Introduces BlockedList (copy-on-write) and BlockedLostCopy (write-direct) as proposed in typelevel#634. Includes JMH benchmarks comparing both implementations against scala.List across prepend, uncons, foldLeft, and foreach.

Zayd-R · 2026-03-23T15:26:29Z

I just noticed i named the implementaion that writes directly with Copy suffix, the name was just to differentiate it from my original copy on write implementation, srry for the confusion

gemelen · 2026-03-24T20:12:57Z

@Zayd-R thank you for working on this.

There are few things that I'd like you to fix in your changeset:

revisit your description about the PR, fix the typos and misnames (like BloackedLoistCopy, etc)
provide a description on the benchmarks - what tools did you use, what's the methodology, how to apply it to repeat the measuruments, what are the units in the results you provided (time, space, op/s, etc)
please, fix the issue raised by the CI on the missing headers

…eaders. Please let me know if anything else needs attention

johnynek · 2026-03-27T18:25:17Z

Question about:

FastBlockedList  — write-direct
Prepend writes directly into dead space (offset - 1) without copying,
since that slot has never been pointed at by any existing node and is
invisible to all observers. when the block is full, a fresh block is allocated and
the current node becomes the tail.

Suppose I have list1 and I append to it to create list2. It uses the fast scheme so it does so without copying. I also make a second append to list1 to create list3. Doesn't this try to write into the same space?

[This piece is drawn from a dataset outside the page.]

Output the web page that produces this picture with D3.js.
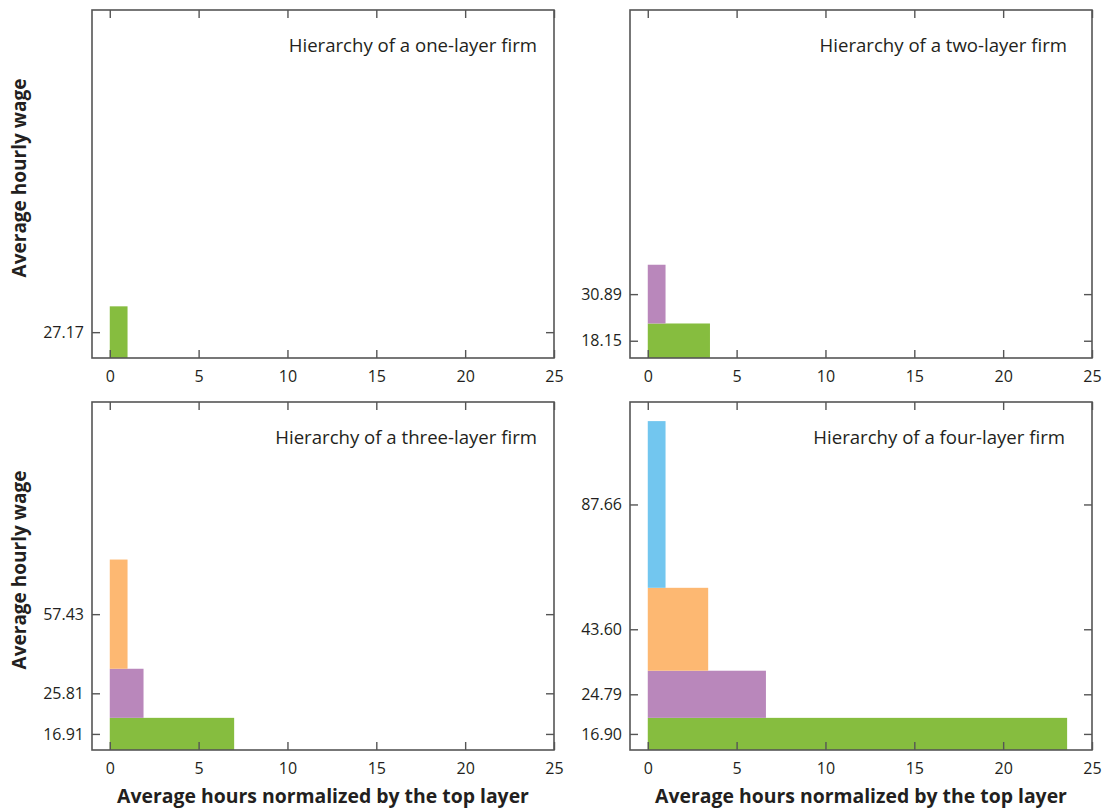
<!DOCTYPE html>
<html>
<head>
<meta charset="utf-8">
<script src="https://cdn.jsdelivr.net/npm/d3@7"></script>
<style>
  html, body { margin: 0; padding: 0; background: #fff; }
  svg text { font-family: "Open Sans", "Noto Sans", sans-serif; fill: #231f20; }
</style>
</head>
<body>
<svg id="chart" width="1104" height="810"></svg>
<script>
// ---- data (layers listed from bottom: most hours / lowest wage first) ----
const panelTitles = [
  "Hierarchy of a one-layer firm",
  "Hierarchy of a two-layer firm",
  "Hierarchy of a three-layer firm",
  "Hierarchy of a four-layer firm"
];
const wagesOne   = [27.17];
const hoursOne   = [1.0];
const wagesTwo   = [18.15, 30.89];
const hoursTwo   = [3.5, 1.0];
const wagesThree = [16.91, 25.81, 57.43];
const hoursThree = [7.0, 1.9, 1.0];
const wagesFour  = [16.90, 24.79, 43.60, 87.66];
const hoursFour  = [23.6, 6.65, 3.4, 1.0];
const xTicks = [0, 5, 10, 15, 20, 25];
const layerColors = ["#86bd3f", "#b987bb", "#fdb872", "#72c6ef"];
const yTitle = "Average hourly wage";
const xTitle = "Average hours normalized by the top layer";

const panels = [
  { wages: wagesOne,   hours: hoursOne,   title: panelTitles[0], left: 92,  top: 10,  titleRight: 537,  yLabel: true,  xLabel: false },
  { wages: wagesTwo,   hours: hoursTwo,   title: panelTitles[1], left: 630, top: 10,  titleRight: 1067, yLabel: false, xLabel: false },
  { wages: wagesThree, hours: hoursThree, title: panelTitles[2], left: 92,  top: 402, titleRight: 537,  yLabel: true,  xLabel: true },
  { wages: wagesFour,  hours: hoursFour,  title: panelTitles[3], left: 630, top: 402, titleRight: 1065, yLabel: false, xLabel: true }
];

const W = 462, H = 348;
const axisColor = "#555555";
const svg = d3.select("#chart");

panels.forEach(p => {
  const g = svg.append("g").attr("transform", `translate(${p.left},${p.top})`);
  const x = d3.scaleLinear().domain([-1, 25]).range([0, W]);
  const y = d3.scaleLinear().domain([0, 183]).range([H, 0]);

  // cumulative layer extents
  let cum = 0;
  const layers = p.wages.map((w, i) => {
    const d = { y0: cum, y1: cum + w, wage: w, hours: p.hours[i], i };
    cum += w;
    return d;
  });

  g.selectAll("rect.bar").data(layers).enter().append("rect")
    .attr("class", "bar")
    .attr("x", x(0))
    .attr("width", d => x(d.hours) - x(0))
    .attr("y", d => y(d.y1))
    .attr("height", d => y(d.y0) - y(d.y1))
    .attr("fill", d => layerColors[d.i]);

  const mids = layers.map(d => (d.y0 + d.y1) / 2);

  const styleAxis = sel => {
    sel.select(".domain").remove();
    sel.selectAll(".tick line").attr("stroke", axisColor).attr("stroke-width", 1.4);
    sel.selectAll(".tick text").style("font-size", "16px").attr("fill", "#231f20");
  };

  // bottom axis (ticks inward)
  const xb = g.append("g").attr("transform", `translate(0,${H})`)
    .call(d3.axisBottom(x).tickValues(xTicks).tickSize(-8).tickPadding(11).tickFormat(d3.format("d")));
  styleAxis(xb);
  xb.selectAll(".tick text").attr("y", 24).attr("dy", "0");
  // top axis
  const xt = g.append("g").call(d3.axisTop(x).tickValues(xTicks).tickSize(-8).tickFormat(""));
  styleAxis(xt);
  // left axis
  const yl = g.append("g")
    .call(d3.axisLeft(y).tickValues(mids).tickSize(-8).tickPadding(9).tickFormat((v, i) => layers[i].wage.toFixed(2)));
  styleAxis(yl);
  yl.selectAll(".tick text").attr("x", -8);
  // right axis
  const yr = g.append("g").attr("transform", `translate(${W},0)`)
    .call(d3.axisRight(y).tickValues(mids).tickSize(-8).tickFormat(""));
  styleAxis(yr);

  // frame
  g.append("rect").attr("x", 0).attr("y", 0).attr("width", W).attr("height", H)
    .attr("fill", "none").attr("stroke", axisColor).attr("stroke-width", 1.6);

  // title
  svg.append("text")
    .attr("x", p.titleRight).attr("y", p.top + 42)
    .attr("text-anchor", "end")
    .style("font-size", "18.6px")
    .text(p.title);

  if (p.yLabel) {
    svg.append("text")
      .attr("transform", `translate(26,${p.top + 168}) rotate(-90)`)
      .attr("text-anchor", "middle")
      .style("font-size", "19px").style("font-weight", "bold")
      .text(yTitle);
  }
  if (p.xLabel) {
    svg.append("text")
      .attr("x", p.left + W / 2).attr("y", 803)
      .attr("text-anchor", "middle")
      .style("font-size", "19.4px").style("font-weight", "bold")
      .text(xTitle);
  }
});
</script>
</body>
</html>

I think that optimization only works in a system like Rust where you can be sure no one still has a reference to the previous value. I don't think that works here without using some mutable ownership tracking (maybe an AtomicBoolean which tracks if you own the value or not, and doing an append gives ownership to the child if you still own it, or something, otherwise clone).

core/src/main/scala/cats/collections/BlockedList.scala

johnynek · 2026-03-27T18:32:08Z

core/src/main/scala/cats/collections/BlockedList.scala

+    }
+
+    override def prepend[A >: T](a: A): BlockedList[A] = {
+      val newArray = new Array[Any](BlockSize)


it's a hypothesis that always allocating the same size could be more efficient for the GC (since it will have many identical arrays to reuse potentially), but that is just a guess. An alternative would be that we allocate only as big of an Array as we would need, up to a maximum size. That may improve performance in practice.

core/src/main/scala/cats/collections/FastBlockedList.scala

Zayd-R · 2026-03-27T20:15:19Z

Good catch on the concurrency issue in FastBlockedList , I missed that, and you're right that it isn't safe as written. It was never intended to be the main implementation, it was purely an experiment on my side to measure how much the write direct method would move the benchmark numbers, so it knowingly breaks the immutability rule.

On BlockSize being a per node parameter , that's intentional for benchmarking convenience so I can vary it without recompiling, as I mentioned in the PR description. I know it should be a compile time constant in a real implementation and will fix that.

For forEach, foldLeft, and map , good catches on all three. I was actually wondering why my foldLeft wasn't beating scala.List; the stack recursion explains it. I'll refactor all of them to be @tailrec and stack safe, which then should beat scala.List in benchmarks.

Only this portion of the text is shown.